Nuclear-armed North Korea mocked President Donald Trump as “bereft of reason” on Thursday, raising the stakes in their stand-off with an unusually detailed plan to send a salvo of missiles towards the US territory of Guam.
The scheme to target the island, a key US military stronghold, was intended to “signal a crucial warning” as “only absolute force” would have an effect on the US leader, the North said.
The declaration came after Trump boasted on Twitter that America's nuclear arsenal was “far stronger and more powerful than ever before”.
Earlier, Trump stunned the world with a bold-faced message to leader Kim Jong-Un that appeared to borrow from Pyongyang's own rhetorical arsenal, saying the North faced “fire and fury like the world has never seen”.
The war of words over Pyongyang's nuclear and missile programmes is raising fears of a miscalculation that could lead to catastrophic consequences on the Korean peninsula and beyond.
Last month, the North carried out two successful tests of an intercontinental ballistic missile, bringing much of the US mainland within its range.
Trump's “fire and fury” remarks were “a load of nonsense”, said General Kim Rak-Gyom, the commander of the North's missile forces, according to Pyongyang's official Korean Central News Agency.
“Sound dialogue is not possible with such a guy bereft of reason,” he added in a statement.
The military would complete the Guam plan by mid-August and submit it to Kim Jong-Un for consideration, he said.
The distinctively precise statement said the four missiles would be launched simultaneously and overfly the Japanese prefectures of Shimane, Hiroshima and Koichi.
They would have a flight time of 17 minutes 45 seconds, travel 3,356.7 kilometres and come down 30 to 40 kilometres away from Guam, it said ─ which would put the impact points just outside US territorial waters.
Japan, which has in the past warned it would shoot down any North Korean missiles that threaten its territory, responded quickly to insist it can “never tolerate” provocations from the reclusive state.
The western Pacific island of Guam is home to US strategic assets including long-range bombers and military jets and submarines, which are regularly deployed for shows of force in and near the Korean peninsula, to Pyongyang's fury.
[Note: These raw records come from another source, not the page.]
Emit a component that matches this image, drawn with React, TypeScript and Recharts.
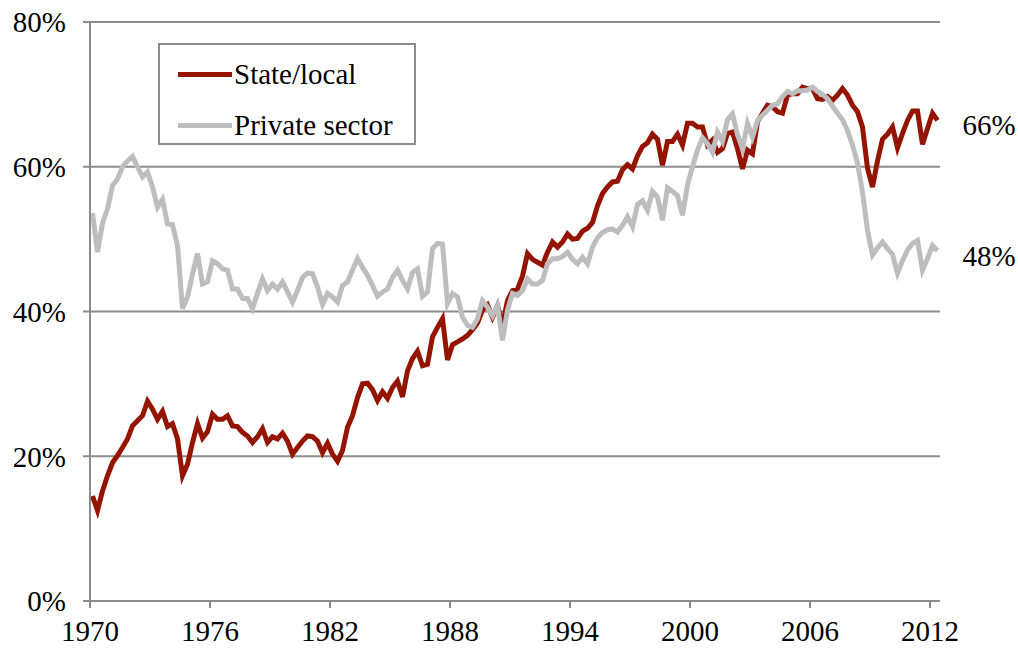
import React from 'react';
import { LineChart, Line, XAxis, YAxis, CartesianGrid, Legend } from 'recharts';

// Quarterly series, 1970 Q1 – 2012 Q2 (percent)
const stateLocal: number[] = [
  14.5, 12.5, 15.2, 17.3, 19.1, 20.1, 21.2, 22.4, 24.2, 24.9, 25.6, 27.6, 26.5, 25.1, 26.2, 24.1, 24.5, 22.4, 17.3, 18.9,
  21.9, 24.5, 22.5, 23.4, 25.8, 25.1, 25.1, 25.6,
  24.2, 24.1, 23.3, 22.8, 21.9, 22.7, 23.8, 21.9, 22.7, 22.4, 23.2, 22.1, 20.3, 21.2, 22.1, 22.8, 22.7, 22.1, 20.5, 21.8,
  20.3, 19.3, 20.8, 24.0, 25.6, 28.1, 30.0, 30.1,
  29.2, 27.7, 28.9, 28.0, 29.5, 30.4, 28.2, 31.8, 33.5, 34.5, 32.5, 32.7, 36.5, 37.8, 39.0, 33.3, 35.4, 35.8, 36.2, 36.7,
  37.5, 38.4, 40.2, 40.9, 39.2, 40.8, 38.1, 41.5,
  42.9, 43.1, 44.9, 48.0, 47.2, 46.8, 46.4, 48.2, 49.6, 48.9, 49.6, 50.7, 50.0, 50.1, 51.1, 51.5, 52.3, 54.6, 56.3, 57.2,
  57.9, 58.0, 59.6, 60.3, 59.7, 61.5, 62.8, 63.3, 64.5, 63.8, 60.2, 63.5, 63.5, 64.5, 63.0, 66.0,
  66.0, 65.5, 65.5, 63.0, 63.7, 62.0, 62.5, 64.6, 64.8, 62.5, 59.7, 62.3, 61.8, 66.2, 67.4, 68.5, 68.3, 67.6, 67.4, 69.9,
  70.1, 70.1, 71.0, 70.8, 70.8, 69.4, 69.3, 69.7, 69.2, 69.9, 70.8, 69.9, 68.5, 67.6, 65.5, 59.8, 57.2, 60.8, 63.8, 64.5,
  65.5, 62.6, 64.6, 66.4, 67.7, 67.7, 63.1, 65.3, 67.4, 66.4,
];

const privateSector: number[] = [
  53.6, 48.2, 52.2, 54.2, 57.4, 58.3, 60.0, 60.8, 61.4, 60.0, 58.6, 59.3, 57.2, 54.4, 55.5, 52.1, 52.0, 49.1, 40.4, 42.0,
  45.2, 48.0, 43.8, 44.1, 47.0, 46.6, 45.9, 45.7,
  43.1, 43.1, 41.8, 41.8, 40.4, 42.5, 44.5, 42.9, 43.8, 43.1, 44.1, 42.7, 41.3, 42.9, 44.7, 45.3, 45.2, 43.4, 41.0, 42.5,
  42.0, 41.3, 43.6, 44.1, 45.7, 47.3, 46.1, 45.0,
  43.6, 42.1, 42.7, 43.1, 44.7, 45.7, 44.3, 43.1, 45.4, 45.9, 42.1, 42.7, 48.7, 49.4, 49.3, 41.1, 42.5, 42.0, 39.2, 38.1,
  37.8, 39.0, 41.5, 40.6, 39.4, 40.8, 36.0, 40.2,
  42.5, 42.2, 42.9, 44.5, 43.8, 43.8, 44.3, 46.6, 47.3, 47.3, 47.6, 48.2, 47.2, 46.6, 47.5, 46.6, 48.9, 50.2, 50.9, 51.3,
  51.4, 51.0, 51.9, 53.1, 51.7, 54.8, 55.3, 54.0, 56.6, 55.8, 52.6, 57.1, 56.6, 56.0, 53.3, 57.5,
  60.0, 62.3, 64.0, 63.2, 62.0, 64.8, 63.5, 66.5, 67.3, 64.4, 62.5, 66.0, 64.1, 66.4, 67.1, 67.8, 68.5, 68.7, 69.7, 70.4,
  70.1, 70.5, 70.5, 70.6, 71.0, 70.4, 70.0, 69.4, 68.4, 67.4, 66.5, 65.0, 63.0, 60.5, 56.5, 51.2, 47.8, 48.8, 49.6, 48.7,
  47.9, 45.3, 47.0, 48.5, 49.4, 49.8, 45.7, 47.3, 49.1, 48.4,
];

const startYear = 1970;
const yearTicks = [1970, 1976, 1982, 1988, 1994, 2000, 2006, 2012];
const percentTicks = [0, 20, 40, 60, 80];
const stateName = 'State/local';
const privateName = 'Private sector';
const legendOrder = [stateName, privateName];

const data = stateLocal.map((v, i) => ({
  t: startYear + (i + 0.5) / 4,
  state: v,
  priv: privateSector[i],
}));

const FONT = '"Liberation Serif", "Times New Roman", serif';
const RED = '#951400';
const GRAY = '#bdbdbd';
const AXIS = '#8c8c8c';

const endLabel = (props: any) => {
  const { x, y, index, value } = props;
  if (index !== data.length - 1) return null;
  return (
    <text
      key={`end-${index}`}
      x={x + 25}
      y={y + 15}
      fill="#000"
      fontSize={29}
      fontFamily={FONT}
      textAnchor="start"
    >
      {`${Math.round(value)}%`}
    </text>
  );
};

const renderLegend = (props: any) => {
  const payload = [...(props.payload || [])].sort(
    (a: any, b: any) => legendOrder.indexOf(a.value) - legendOrder.indexOf(b.value)
  );
  return (
    <div
      style={{
        width: 258,
        height: 102,
        boxSizing: 'border-box',
        border: `2px solid ${AXIS}`,
        background: '#fff',
        position: 'relative',
        fontFamily: FONT,
        fontSize: 29,
        color: '#000',
      }}
    >
      {payload.map((entry: any, i: number) => (
        <div
          key={entry.value}
          style={{ position: 'absolute', left: 18, top: 13 + i * 51, height: 32, display: 'flex', alignItems: 'center' }}
        >
          <div style={{ width: 54, height: 5, background: entry.color }} />
          <span style={{ marginLeft: 2, lineHeight: '32px', whiteSpace: 'nowrap' }}>{entry.value}</span>
        </div>
      ))}
    </div>
  );
};

export default function App() {
  return (
    <div style={{ position: 'absolute', left: 0, top: 0, background: '#fff' }}>
      <LineChart
        width={1018}
        height={649}
        data={data}
        margin={{ top: 22, right: 78, left: 20, bottom: 18 }}
      >
        <CartesianGrid horizontal vertical={false} stroke={AXIS} strokeWidth={2} />
        <XAxis
          type="number"
          dataKey="t"
          domain={[1970, 2012.5]}
          ticks={yearTicks}
          allowDataOverflow
          height={30}
          tickSize={7}
          tickMargin={12}
          axisLine={{ stroke: AXIS, strokeWidth: 2 }}
          tickLine={{ stroke: AXIS, strokeWidth: 2 }}
          tick={{ fill: '#000', fontSize: 29, fontFamily: FONT }}
          interval={0}
        />
        <YAxis
          type="number"
          domain={[0, 80]}
          ticks={percentTicks}
          tickFormatter={(v: number) => `${v}%`}
          width={70}
          tickSize={7}
          tickMargin={17}
          axisLine={{ stroke: AXIS, strokeWidth: 2 }}
          tickLine={{ stroke: AXIS, strokeWidth: 2 }}
          tick={{ fill: '#000', fontSize: 29, fontFamily: FONT }}
          interval={0}
        />
        <Legend
          layout="vertical"
          align="center"
          verticalAlign="middle"
          content={renderLegend}
          wrapperStyle={{ left: 158, top: 43, width: 258, height: 102 }}
        />
        <Line
          type="linear"
          dataKey="state"
          name={stateName}
          stroke={RED}
          strokeWidth={5}
          dot={false}
          activeDot={false}
          isAnimationActive={false}
          label={endLabel}
        />
        <Line
          type="linear"
          dataKey="priv"
          name={privateName}
          stroke={GRAY}
          strokeWidth={5}
          dot={false}
          activeDot={false}
          isAnimationActive={false}
          label={endLabel}
        />
      </LineChart>
    </div>
  );
}
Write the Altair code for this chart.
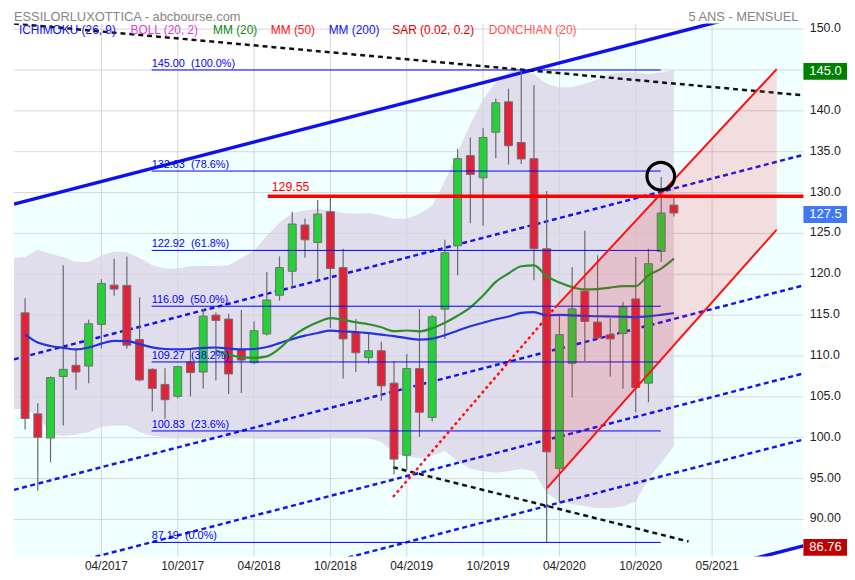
import altair as alt
import pandas as pd

FONT = "Liberation Sans"

# ---------------- data ----------------
# month index: 0 = Jan 2017
months = list(range(-3, 49))
opens = [115.28, 102.92, 99.97, 107.49, 108.86, 108.77, 113.86, 118.67, 118.64, 112.01,
         108.37, 106.52, 105.06, 109.26, 108.04, 115.0, 114.52, 110.83, 109.18, 112.7,
         117.43, 120.37, 126.03, 123.89, 127.65, 120.82, 112.89, 109.79, 110.64, 106.68,
         97.86, 108.46, 102.47, 115.73, 123.49, 134.52, 131.8, 137.38, 141.1, 136.13,
         134.15, 123.12, 96.25, 109.1, 117.95, 114.15, 112.61, 112.74, 116.98, 106.68,
         122.8, 128.46]
highs = [117.06, 104.21, 107.5, 121.1, 110.96, 114.43, 119.4, 121.91, 122.19, 117.18,
         108.5, 108.49, 108.8, 110.95, 115.73, 115.32, 115.16, 115.64, 114.23, 120.29,
         122.19, 127.65, 126.83, 129.1, 129.58, 123.12, 114.52, 112.89, 111.73, 109.38,
         110.23, 115.73, 115.04, 124.21, 135.37, 136.74, 137.86, 141.5, 142.71, 145.0,
         143.12, 130.19, 115.04, 120.89, 125.34, 122.31, 114.64, 116.65, 122.11, 123.12,
         131.89, 129.38]
lows = [101.01, 93.5, 96.98, 101.5, 105.86, 106.67, 110.92, 117.38, 110.92, 106.9,
        103.2, 102.31, 104.8, 105.06, 106.03, 107.0, 105.34, 105.46, 109.0, 112.5,
        116.77, 118.4, 122.03, 119.28, 113.43, 107.24, 108.04, 109.06, 104.53, 95.52,
        96.04, 100.09, 101.98, 112.09, 119.89, 126.23, 125.95, 134.23, 133.43, 133.5,
        119.28, 87.19, 92.01, 104.94, 109.38, 112.0, 107.49, 106.03, 103.12, 104.34,
        121.5, 127.07]
closes = [102.35, 100.05, 107.36, 108.37, 108.04, 113.95, 118.88, 118.19, 111.32, 107.07,
          106.03, 104.65, 108.7, 107.97, 114.88, 114.35, 107.8, 109.5, 113.1, 116.86,
          120.82, 126.15, 124.22, 127.37, 120.7, 112.09, 110.4, 110.64, 106.35, 97.38,
          108.46, 103.12, 114.8, 122.64, 134.15, 132.21, 136.74, 140.98, 135.73, 134.11,
          123.12, 98.27, 112.61, 115.77, 114.23, 112.21, 112.09, 116.04, 106.15, 121.3,
          127.49, 127.5]

# Bollinger band (20, 2)
boll_t = list(range(-4, 49))
boll_upper = [122.0, 122.1, 123.0, 122.5, 122.1, 121.5, 121.5, 122.3, 122.8, 122.7, 122.0,
              121.1, 120.7, 120.7, 121.0, 121.0, 121.0, 121.1, 122.0, 122.9, 124.7,
              126.3, 127.5, 127.8, 128.0, 127.8, 127.5, 127.4, 127.5, 127.2, 126.8,
              126.8, 127.4, 128.4, 131.4, 134.8, 138.4, 141.4, 143.5, 144.7, 145.1,
              144.5, 143.3, 142.9, 142.9, 143.3, 143.8, 144.5, 144.7, 144.7, 144.5,
              144.7, 145.0]
boll_lower = [103.5, 103.5, 102.7, 100.5, 100.2, 100.4, 100.7, 101.3, 101.5, 101.5, 100.7,
              100.2, 100.1, 100.1, 100.1, 100.1, 100.1, 100.1, 100.1, 99.9, 99.9,
              99.9, 99.9, 99.9, 99.9, 100.1, 100.1, 100.1, 99.9, 99.5, 98.1,
              97.7, 97.5, 97.8, 98.4, 97.1, 96.2, 95.9, 95.7, 95.9, 96.2,
              95.9, 93.2, 92.2, 91.9, 91.6, 91.4, 91.4, 91.6, 92.2, 95.0,
              96.9, 99.0]

# moving averages
ma_blue = [112.61, 111.64, 111.22, 111.0, 110.8, 111.04, 111.52, 111.85, 111.83, 111.46,
           111.06, 110.86, 110.8, 110.86, 111.0, 111.04, 110.92, 110.8, 110.86, 111.1,
           111.58, 112.07, 112.49, 112.82, 113.1, 113.0, 112.94, 112.8, 112.61, 112.43,
           112.19, 112.01, 112.13, 112.55, 113.1, 113.64, 114.07, 114.49, 114.83, 115.28,
           115.37, 114.98, 115.04, 114.98, 114.92, 114.86, 114.83, 114.8, 114.76, 114.86,
           115.04, 115.25]
ma_green_t = list(range(12, 49))
ma_green = [110.67, 110.19, 109.83, 109.77, 109.95, 110.92, 112.37, 113.4, 114.13, 114.64,
            114.43, 114.13, 113.89, 113.52, 113.04, 113.12, 113.01, 113.4, 114.07, 114.92,
            115.95, 117.4, 119.07, 120.09, 120.98, 121.1, 119.77, 118.98, 118.43, 118.15,
            118.19, 118.37, 118.55, 118.55, 119.89, 120.7, 121.91]

# parallel blue channel (end points at the plot's left and right edges)
chan_t = [-3.875, 58.18]
chan_top = [128.58, 153.6]
chan_a = [109.59, 134.61]
chan_b = [93.62, 118.64]
chan_c = [82.85, 107.87]
chan_d = [74.76, 99.78]
chan_bottom = [61.75, 86.77]

# black dashed trend lines
black_up_t = [-3.875, 58.18]
black_up_v = [150.68, 141.9]
black_lo_t = [25.92, 49.15]
black_lo_v = [96.38, 87.30]

# red regression channel
red_dot_t = [25.92, 38.64]
red_dot_v = [92.74, 115.89]
red_up_t = [38.64, 56.08]
red_up_v = [115.89, 145.10]
red_lo_t = [38.02, 56.08]
red_lo_v = [93.83, 125.47]
pink_t = [38.02, 56.08]
pink_top = [114.85, 145.10]
pink_bot = [93.83, 125.47]

# Fibonacci retracement
fib_values = [145.00, 132.63, 122.92, 116.09, 109.27, 100.83, 87.19]
fib_pct = ["100.0%", "78.6%", "61.8%", "50.0%", "38.2%", "23.6%", "0.0%"]
fib_range = [6.95, 46.97]

level_value = 129.55
level_range = [16.07, 58.18]
circle_t = [46.97]
circle_v = [132.01]

grid_values = list(range(90, 151, 5))
label_values = [v for v in grid_values if v != 145]   # 145 is shown by the green box
tick_t = [3, 9, 15, 21, 27, 33, 39, 45, 51]
tick_labels = ["04/2017", "10/2017", "04/2018", "10/2018", "04/2019",
               "10/2019", "04/2020", "10/2020", "05/2021"]

box_values = [145.0, 127.5, 86.76]
box_texts = ["145.0", "127.5", "86.76"]

legend_texts = ["ICHIMOKU (26, 9)", "BOLL (20, 2)", "MM (20)", "MM (50)",
                "MM (200)", "SAR (0.02, 0.2)", "DONCHIAN (20)"]
title_left = "ESSILORLUXOTTICA - abcbourse.com"
title_right = "5 ANS - MENSUEL"

# ---------------- styling ----------------
legend_colors = ["#1414f0", "#d444d4", "#128a12", "#ff1414", "#1414f0", "#e00000", "#ff5555"]
legend_px = [5, 117.7, 201, 259.3, 317.7, 382, 479.3]
box_colors = ["#008000", "#4078f4", "#c00000"]

W, H = 797, 538
T0, T1 = -3.875, 58.18
V0, V1 = 85.47, 150.68
xs = alt.Scale(domain=[T0, T1], nice=False, zero=False, padding=0)
ys = alt.Scale(domain=[V0, V1], nice=False, zero=False, padding=0)

x_expr = " : ".join(f"datum.value == {t} ? '{l}'" for t, l in zip(tick_t, tick_labels)) + " : ''"
xaxis = alt.Axis(values=tick_t, labelExpr=x_expr, grid=False, ticks=False, domain=False,
                 labelFont=FONT, labelFontSize=12, labelColor="#222222", labelPadding=4,
                 labelOffset=4.5, title=None, labelFlush=False, labelOverlap=False)
yaxis = alt.Axis(orient="right", values=label_values,
                 labelExpr="datum.value >= 100 ? format(datum.value, '.1f') : format(datum.value, '.2f')",
                 grid=False, ticks=False, domain=False, labelFont=FONT, labelFontSize=12.5,
                 labelColor="#222222", labelPadding=6, labelAlign="left", labelBaseline="middle",
                 labelOffset=-1.5, title=None, labelFlush=False, labelOverlap=False)


def X(field):
    return alt.X(field, type="quantitative", scale=xs, axis=xaxis)


def Y(field):
    return alt.Y(field, type="quantitative", scale=ys, axis=yaxis)


def seg(ts, vs, color, width, dash=None, clip=True):
    df = pd.DataFrame({"t": ts, "v": vs})
    kw = dict(color=color, strokeWidth=width, clip=clip)
    if dash:
        kw["strokeDash"] = dash
    return alt.Chart(df).mark_line(**kw).encode(x=X("t"), y=Y("v"))


layers = []

# cyan channel background
chan_df = pd.DataFrame({"t": chan_t, "top": chan_top, "bot": chan_bottom})
layers.append(alt.Chart(chan_df).mark_area(color="#f0ffff", clip=True).encode(
    x=X("t"), y=Y("top"), y2="bot"))

# Bollinger band
boll_df = pd.DataFrame({"t": boll_t, "up": boll_upper, "lo": boll_lower})
layers.append(alt.Chart(boll_df).mark_area(color="#e0deec", clip=True).encode(
    x=X("t"), y=Y("up"), y2="lo"))

# gridlines
hgrid = pd.DataFrame({"v": grid_values})
layers.append(alt.Chart(hgrid).mark_rule(color="#d6d6dc", strokeWidth=1).encode(
    y=Y("v"), x=alt.value(0), x2=alt.value(W)))
vgrid = pd.DataFrame({"t": tick_t})
layers.append(alt.Chart(vgrid).mark_rule(color="#d6d6dc", strokeWidth=1).encode(
    x=X("t"), y=alt.value(0), y2=alt.value(H)))

# blue channel lines
for vals in (chan_a, chan_b, chan_c, chan_d):
    layers.append(seg(chan_t, vals, "#1414ee", 2.5, [5, 3.5]))
layers.append(seg(chan_t, chan_top, "#1010ee", 3.5))
layers.append(seg(chan_t, chan_bottom, "#1010ee", 3.5))

# black dashed lines
layers.append(seg(black_up_t, black_up_v, "#111111", 2.5, [5, 4]))
layers.append(seg(black_lo_t, black_lo_v, "#111111", 2.5, [5, 4]))

# candles
cdf = pd.DataFrame({"t": months, "open": opens, "high": highs, "low": lows, "close": closes})
up = alt.datum.close >= alt.datum.open
layers.append(alt.Chart(cdf).mark_rule(color="#6a6a6a", strokeWidth=1.2).encode(
    x=X("t"), y=Y("low"), y2="high"))
layers.append(alt.Chart(cdf).mark_bar(width=8, stroke="#707070", strokeWidth=1).encode(
    x=X("t"), y=Y("open"), y2="close",
    color=alt.condition(up, alt.value("#26d03a"), alt.value("#e0233a"))))

# moving averages
mab = pd.DataFrame({"t": months, "v": ma_blue})
layers.append(alt.Chart(mab).mark_line(color="#2433dd", strokeWidth=2.2, interpolate="monotone").encode(
    x=X("t"), y=Y("v")))
mag = pd.DataFrame({"t": ma_green_t, "v": ma_green})
layers.append(alt.Chart(mag).mark_line(color="#2e8f2e", strokeWidth=2.2, interpolate="monotone").encode(
    x=X("t"), y=Y("v")))

# Fibonacci levels
fib_df = pd.DataFrame({"v": fib_values,
                       "lab": [f"{v:.2f}\u00a0 ({p})" for v, p in zip(fib_values, fib_pct)],
                       "t0": fib_range[0], "t1": fib_range[1]})
layers.append(alt.Chart(fib_df).mark_rule(color="#0000ff", strokeWidth=1).encode(
    x=X("t0"), x2="t1", y=Y("v")))
layers.append(alt.Chart(fib_df).mark_text(color="#0000ff", font=FONT, fontSize=11,
                                          align="left", baseline="bottom", dy=-1).encode(
    x=X("t0"), y=Y("v"), text="lab"))

# pink regression channel (drawn over candles)
pink_df = pd.DataFrame({"t": pink_t, "top": pink_top, "bot": pink_bot})
layers.append(alt.Chart(pink_df).mark_area(color="#ff2020", opacity=0.15).encode(
    x=X("t"), y=Y("top"), y2="bot"))
layers.append(seg(red_dot_t, red_dot_v, "#ff1010", 2.5, [3, 3]))
layers.append(seg(red_up_t, red_up_v, "#ff1010", 2))
layers.append(seg(red_lo_t, red_lo_v, "#ff1010", 2))

# resistance level
lvl_df = pd.DataFrame({"t0": [level_range[0]], "t1": [level_range[1]], "v": [level_value],
                       "lab": [f"{level_value:.2f}"]})
layers.append(alt.Chart(lvl_df).mark_rule(color="#ff0000", strokeWidth=3.5).encode(
    x=X("t0"), x2="t1", y=Y("v")))
layers.append(alt.Chart(lvl_df).mark_text(color="#ff0000", font=FONT, fontSize=12.5,
                                          align="left", baseline="bottom", dx=4, dy=-2).encode(
    x=X("t0"), y=Y("v"), text="lab"))

# circle marker
circ = pd.DataFrame({"t": circle_t, "v": circle_v})
layers.append(alt.Chart(circ).mark_point(shape="circle", size=780, filled=False, opacity=1,
                                         color="#000000", strokeWidth=3.2).encode(
    x=X("t"), y=Y("v")))

# right value boxes
box_df = pd.DataFrame({"v": box_values, "txt": box_texts, "col": box_colors})
layers.append(alt.Chart(box_df).mark_rule(strokeWidth=17, yOffset=1.5).encode(
    y=Y("v"), x=alt.value(W), x2=alt.value(W + 44),
    color=alt.Color("col:N", scale=None)))
layers.append(alt.Chart(box_df).mark_text(color="white", font=FONT, fontSize=13,
                                          align="left", baseline="middle", dy=1.5).encode(
    y=Y("v"), x=alt.value(W + 6), text="txt"))

# title and indicator legend
layers.append(alt.Chart(pd.DataFrame({"txt": [title_left]})).mark_text(
    color="#858585", font=FONT, fontSize=13, align="left", baseline="top").encode(
    x=alt.value(0), y=alt.value(-13), text="txt"))
layers.append(alt.Chart(pd.DataFrame({"txt": [title_right]})).mark_text(
    color="#858585", font=FONT, fontSize=13, align="right", baseline="top").encode(
    x=alt.value(792), y=alt.value(-13), text="txt"))
for txt, col, px in zip(legend_texts, legend_colors, legend_px):
    layers.append(alt.Chart(pd.DataFrame({"txt": [txt]})).mark_text(
        color=col, font=FONT, fontSize=12, align="left", baseline="middle").encode(
        x=alt.value(px), y=alt.value(7), text="txt"))

chart = alt.layer(*layers).properties(
    width=W, height=H,
    padding={"left": 6, "top": 13, "right": 44, "bottom": 15},
    autosize=alt.AutoSizeParams(type="none"),
    background="white",
).configure_view(stroke=None)

chart.save("out.html", embed_options={"renderer": "svg", "actions": False})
Two supersonic US bombers took off from the island on a fly-over mission to Korea early this week. Professor Yang Moo-Jin of Seoul's University of North Korean Studies said the level of detail in Pyongyang's declaration was unusual.
“The North appears to be saying what it is going to do is within international laws,” he told AFP. “Therefore, it cannot be ruled out that the North may translate this plan into reality.”
During the Cold War in the 1980s, the Soviet Union sent unarmed missiles to come down in the Pacific within 1,000km of Hawaii.
Analysts said a North Korean launch towards Guam would put the US in a dilemma: if it did not attempt to intercept the missiles, its credibility would be damaged and the North would feel emboldened to carry out a full-range ICBM test.
But if an intercept was attempted and any of the rockets got through it would undermine the effectiveness of the United States' ballistic missile defence.
“This is a coercive threat to halt B-1 flights,” Adam Mount, senior fellow of the Center for American Progress said on Twitter.
“Unlike Trump's vague, incendiary threat, DPRK's is coercive, clear, specific, and has credible escalation potential. Response is difficult.” Thousands of North Koreans marched through central Pyongyang Wednesday, waving clenched fists, as authorities put on a show of support for their stance.
One banner proclaimed: “10 million hearts burn with vows to defend the fatherland until death.” Seoul's military said the North would face “strong and resolute retaliation” in the event of an attack.
'Life and death'
Tensions on the Korean peninsula tend to increase when Seoul and Washington launch major military joint exercises, and the next, Ulchi Freedom Guardian, is set to kick off around August 21.
“Pyongyang's interpretation of rhetoric from Washington is different from the way the West regards the North's habitual threats. It views such fiery rhetoric from Trump as a matter of life and death,” said Hong Hyun-Ik, a senior researcher with the Sejong Institute.
US Defense Secretary Jim Mattis on Wednesday warned the North to “stand down” in its pursuit of nuclear weapons, saying Pyongyang “should cease any consideration of actions that would lead to the end of its regime and the destruction of its people”.
Amid reports that Trump's comments had taken his inner circle by surprise, White House spokeswoman Sarah Huckabee Sanders said the National Security Council and other officials knew the “president was going to respond... with a strong message in no uncertain terms”.
State Department spokeswoman Heather Nauert said the Trump administration was all on “the same page”.
But Secretary of State Rex Tillerson said he did not believe “there is any imminent threat” to Guam or other US targets, and expressed hope that diplomatic pressure would prevail in the crisis.
The United Nations imposed a seventh set of sanctions on Pyongyang at the weekend that could cost North Korea $1 billion a year, with even the regime's main ally China voting for the US-drafted proposal.